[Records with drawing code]
◆ ◆ ◆ ◆
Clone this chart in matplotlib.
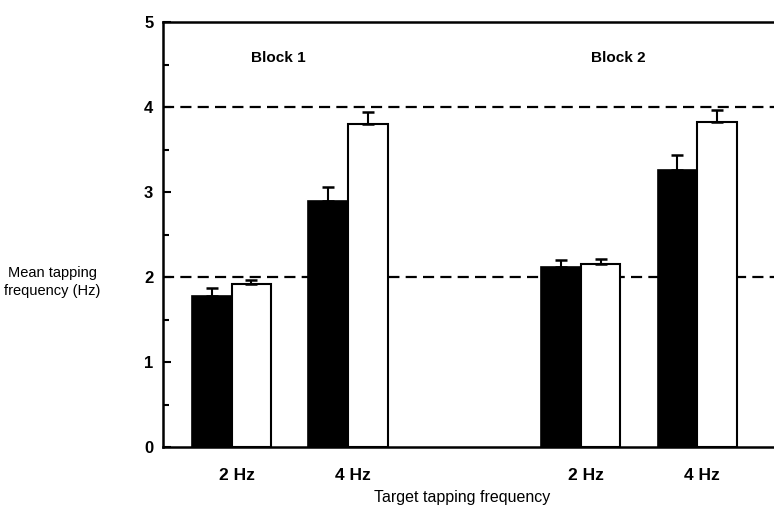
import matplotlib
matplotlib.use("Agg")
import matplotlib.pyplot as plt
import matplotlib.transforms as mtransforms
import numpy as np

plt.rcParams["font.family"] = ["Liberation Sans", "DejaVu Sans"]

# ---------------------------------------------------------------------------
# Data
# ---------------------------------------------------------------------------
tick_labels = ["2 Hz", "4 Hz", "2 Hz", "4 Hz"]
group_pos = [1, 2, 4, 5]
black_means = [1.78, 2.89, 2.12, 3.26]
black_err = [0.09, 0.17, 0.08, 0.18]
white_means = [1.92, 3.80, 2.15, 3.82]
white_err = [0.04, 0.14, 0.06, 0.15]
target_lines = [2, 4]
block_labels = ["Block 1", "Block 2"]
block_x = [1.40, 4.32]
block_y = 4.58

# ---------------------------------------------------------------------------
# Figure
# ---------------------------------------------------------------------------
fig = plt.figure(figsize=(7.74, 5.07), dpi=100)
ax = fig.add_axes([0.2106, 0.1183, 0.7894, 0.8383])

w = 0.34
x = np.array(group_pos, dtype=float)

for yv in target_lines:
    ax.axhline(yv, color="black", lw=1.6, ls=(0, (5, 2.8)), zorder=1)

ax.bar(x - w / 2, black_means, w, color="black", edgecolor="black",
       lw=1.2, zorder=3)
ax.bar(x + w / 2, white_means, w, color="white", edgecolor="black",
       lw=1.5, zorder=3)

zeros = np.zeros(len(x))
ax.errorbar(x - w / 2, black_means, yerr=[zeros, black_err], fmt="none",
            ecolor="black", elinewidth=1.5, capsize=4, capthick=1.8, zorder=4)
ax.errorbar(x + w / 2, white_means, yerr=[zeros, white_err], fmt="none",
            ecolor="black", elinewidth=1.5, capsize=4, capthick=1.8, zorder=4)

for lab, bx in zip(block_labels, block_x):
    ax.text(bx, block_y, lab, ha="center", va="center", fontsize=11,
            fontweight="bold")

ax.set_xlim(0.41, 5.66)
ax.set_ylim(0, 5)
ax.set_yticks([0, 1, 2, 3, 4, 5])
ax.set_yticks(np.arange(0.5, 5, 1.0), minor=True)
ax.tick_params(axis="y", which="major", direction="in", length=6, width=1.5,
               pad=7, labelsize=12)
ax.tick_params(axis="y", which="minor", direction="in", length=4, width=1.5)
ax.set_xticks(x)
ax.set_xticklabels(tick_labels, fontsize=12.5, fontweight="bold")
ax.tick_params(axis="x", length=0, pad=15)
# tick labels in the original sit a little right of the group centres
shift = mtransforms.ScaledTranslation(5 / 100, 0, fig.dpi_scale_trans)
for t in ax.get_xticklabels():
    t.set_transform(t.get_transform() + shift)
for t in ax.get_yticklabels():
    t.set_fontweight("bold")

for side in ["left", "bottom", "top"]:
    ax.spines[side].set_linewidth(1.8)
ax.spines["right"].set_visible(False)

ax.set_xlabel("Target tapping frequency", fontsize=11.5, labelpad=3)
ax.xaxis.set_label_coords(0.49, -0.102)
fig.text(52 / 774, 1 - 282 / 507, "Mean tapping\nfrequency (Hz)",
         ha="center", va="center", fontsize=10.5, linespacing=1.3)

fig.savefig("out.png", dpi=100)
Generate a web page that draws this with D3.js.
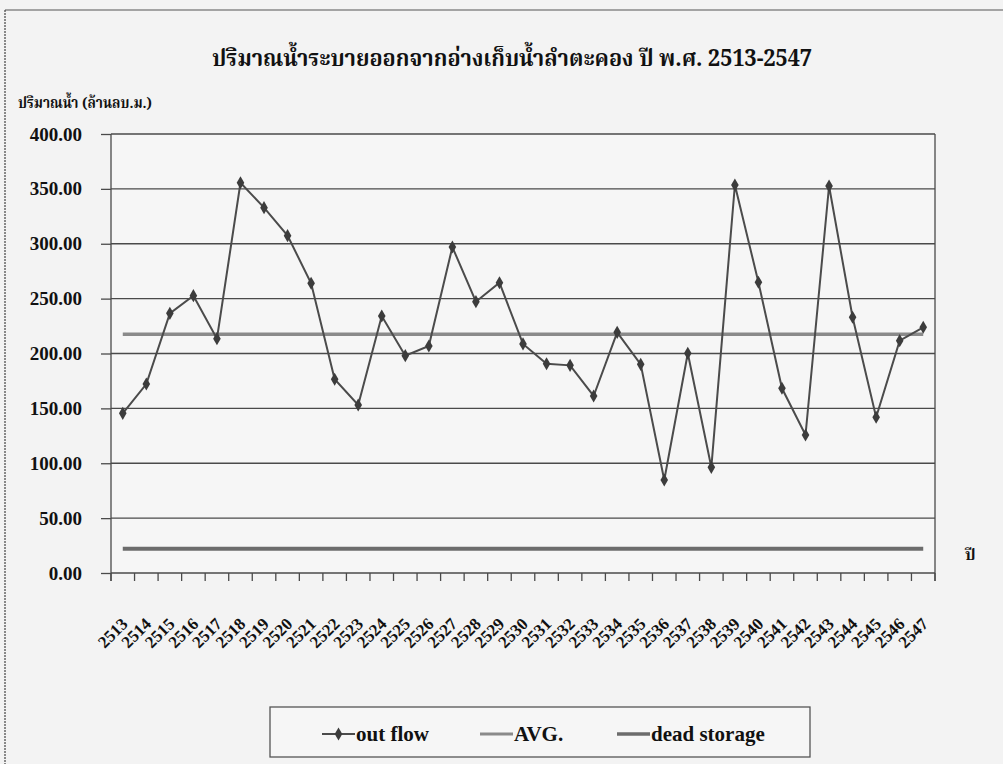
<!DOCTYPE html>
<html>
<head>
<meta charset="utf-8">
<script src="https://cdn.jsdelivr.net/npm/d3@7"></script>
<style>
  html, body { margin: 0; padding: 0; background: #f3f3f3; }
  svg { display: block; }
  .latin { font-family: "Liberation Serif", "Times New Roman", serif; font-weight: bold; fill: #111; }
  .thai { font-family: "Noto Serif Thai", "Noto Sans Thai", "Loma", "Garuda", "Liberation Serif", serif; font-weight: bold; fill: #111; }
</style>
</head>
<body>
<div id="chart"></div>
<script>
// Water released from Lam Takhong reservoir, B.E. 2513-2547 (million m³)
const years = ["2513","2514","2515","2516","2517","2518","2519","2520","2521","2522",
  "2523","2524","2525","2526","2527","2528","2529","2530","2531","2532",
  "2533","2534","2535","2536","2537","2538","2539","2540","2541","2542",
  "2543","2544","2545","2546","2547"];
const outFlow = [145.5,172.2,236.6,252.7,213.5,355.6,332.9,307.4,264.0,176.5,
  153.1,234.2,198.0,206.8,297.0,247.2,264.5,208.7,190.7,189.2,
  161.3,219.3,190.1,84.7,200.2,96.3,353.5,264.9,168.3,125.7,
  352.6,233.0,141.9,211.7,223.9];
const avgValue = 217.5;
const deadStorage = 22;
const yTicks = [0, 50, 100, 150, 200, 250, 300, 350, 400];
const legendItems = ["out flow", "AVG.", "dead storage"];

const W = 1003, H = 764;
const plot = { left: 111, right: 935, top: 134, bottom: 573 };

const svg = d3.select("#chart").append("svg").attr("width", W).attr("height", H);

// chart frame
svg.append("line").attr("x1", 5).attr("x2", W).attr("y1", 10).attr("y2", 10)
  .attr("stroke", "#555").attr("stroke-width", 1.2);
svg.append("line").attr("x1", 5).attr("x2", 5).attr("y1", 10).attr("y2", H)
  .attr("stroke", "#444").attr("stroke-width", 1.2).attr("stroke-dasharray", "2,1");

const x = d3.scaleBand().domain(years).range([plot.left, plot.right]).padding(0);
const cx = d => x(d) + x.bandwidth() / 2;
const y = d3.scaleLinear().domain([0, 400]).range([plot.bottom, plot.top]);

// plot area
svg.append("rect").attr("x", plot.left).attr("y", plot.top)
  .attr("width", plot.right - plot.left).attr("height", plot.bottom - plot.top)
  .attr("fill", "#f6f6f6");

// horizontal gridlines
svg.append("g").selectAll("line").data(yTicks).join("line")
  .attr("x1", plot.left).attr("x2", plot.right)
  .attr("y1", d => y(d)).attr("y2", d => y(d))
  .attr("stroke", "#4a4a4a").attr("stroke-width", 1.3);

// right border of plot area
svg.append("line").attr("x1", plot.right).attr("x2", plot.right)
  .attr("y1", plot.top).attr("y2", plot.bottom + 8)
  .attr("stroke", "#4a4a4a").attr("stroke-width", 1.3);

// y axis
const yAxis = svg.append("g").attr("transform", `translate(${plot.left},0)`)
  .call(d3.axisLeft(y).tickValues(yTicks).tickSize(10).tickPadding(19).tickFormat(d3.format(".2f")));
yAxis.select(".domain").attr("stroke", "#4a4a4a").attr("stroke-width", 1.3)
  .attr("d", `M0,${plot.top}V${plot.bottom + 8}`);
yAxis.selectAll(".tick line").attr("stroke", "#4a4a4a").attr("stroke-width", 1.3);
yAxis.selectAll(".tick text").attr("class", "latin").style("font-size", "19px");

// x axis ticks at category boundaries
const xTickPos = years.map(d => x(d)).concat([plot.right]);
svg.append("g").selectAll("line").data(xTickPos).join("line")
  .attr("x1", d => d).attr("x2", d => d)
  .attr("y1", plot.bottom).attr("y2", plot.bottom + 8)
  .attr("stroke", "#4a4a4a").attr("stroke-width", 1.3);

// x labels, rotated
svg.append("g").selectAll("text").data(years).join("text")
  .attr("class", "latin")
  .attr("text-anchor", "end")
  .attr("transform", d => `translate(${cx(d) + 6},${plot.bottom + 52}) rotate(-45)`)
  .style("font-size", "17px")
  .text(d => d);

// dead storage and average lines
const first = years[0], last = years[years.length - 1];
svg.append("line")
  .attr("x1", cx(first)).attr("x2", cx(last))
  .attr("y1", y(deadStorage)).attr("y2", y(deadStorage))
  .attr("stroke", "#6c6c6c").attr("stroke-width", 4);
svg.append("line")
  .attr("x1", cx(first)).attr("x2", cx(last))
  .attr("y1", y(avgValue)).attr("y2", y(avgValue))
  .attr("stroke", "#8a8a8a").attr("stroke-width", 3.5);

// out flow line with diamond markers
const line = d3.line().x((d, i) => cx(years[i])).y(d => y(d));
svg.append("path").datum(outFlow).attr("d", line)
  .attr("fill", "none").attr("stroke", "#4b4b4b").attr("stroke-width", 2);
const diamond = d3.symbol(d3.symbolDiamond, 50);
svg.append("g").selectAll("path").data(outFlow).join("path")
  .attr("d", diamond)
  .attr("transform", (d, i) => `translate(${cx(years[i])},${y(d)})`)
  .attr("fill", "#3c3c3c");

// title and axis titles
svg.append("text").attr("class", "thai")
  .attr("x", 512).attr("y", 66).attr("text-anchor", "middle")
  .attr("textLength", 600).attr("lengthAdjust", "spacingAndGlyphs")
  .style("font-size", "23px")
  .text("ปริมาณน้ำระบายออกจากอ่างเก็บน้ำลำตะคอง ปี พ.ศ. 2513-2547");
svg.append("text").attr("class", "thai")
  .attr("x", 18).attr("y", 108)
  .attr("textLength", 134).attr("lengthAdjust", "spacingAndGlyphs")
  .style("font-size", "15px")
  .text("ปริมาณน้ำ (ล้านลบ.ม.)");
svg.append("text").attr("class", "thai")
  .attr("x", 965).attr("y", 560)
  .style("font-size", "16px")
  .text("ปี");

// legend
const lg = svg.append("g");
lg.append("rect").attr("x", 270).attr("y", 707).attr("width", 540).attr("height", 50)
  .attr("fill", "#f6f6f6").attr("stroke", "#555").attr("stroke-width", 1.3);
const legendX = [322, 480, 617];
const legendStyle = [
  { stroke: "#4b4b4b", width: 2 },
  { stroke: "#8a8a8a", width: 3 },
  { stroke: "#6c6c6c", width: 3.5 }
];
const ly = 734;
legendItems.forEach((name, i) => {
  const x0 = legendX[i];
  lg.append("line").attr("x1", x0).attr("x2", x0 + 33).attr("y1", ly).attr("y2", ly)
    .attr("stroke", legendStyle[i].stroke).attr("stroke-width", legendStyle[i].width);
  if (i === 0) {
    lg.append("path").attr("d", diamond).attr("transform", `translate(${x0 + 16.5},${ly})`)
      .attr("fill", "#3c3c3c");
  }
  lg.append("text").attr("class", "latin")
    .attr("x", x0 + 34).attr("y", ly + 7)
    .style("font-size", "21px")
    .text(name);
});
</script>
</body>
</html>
◆ ◆ ◆ ◆
> EXERCISE INSTRUCTIONS: Every line above that contains the word "matplotlib" should be reported.

> WORKED ANSWER:
Clone this chart in matplotlib.
import matplotlib
matplotlib.use("Agg")
import matplotlib.pyplot as plt
import matplotlib.transforms as mtransforms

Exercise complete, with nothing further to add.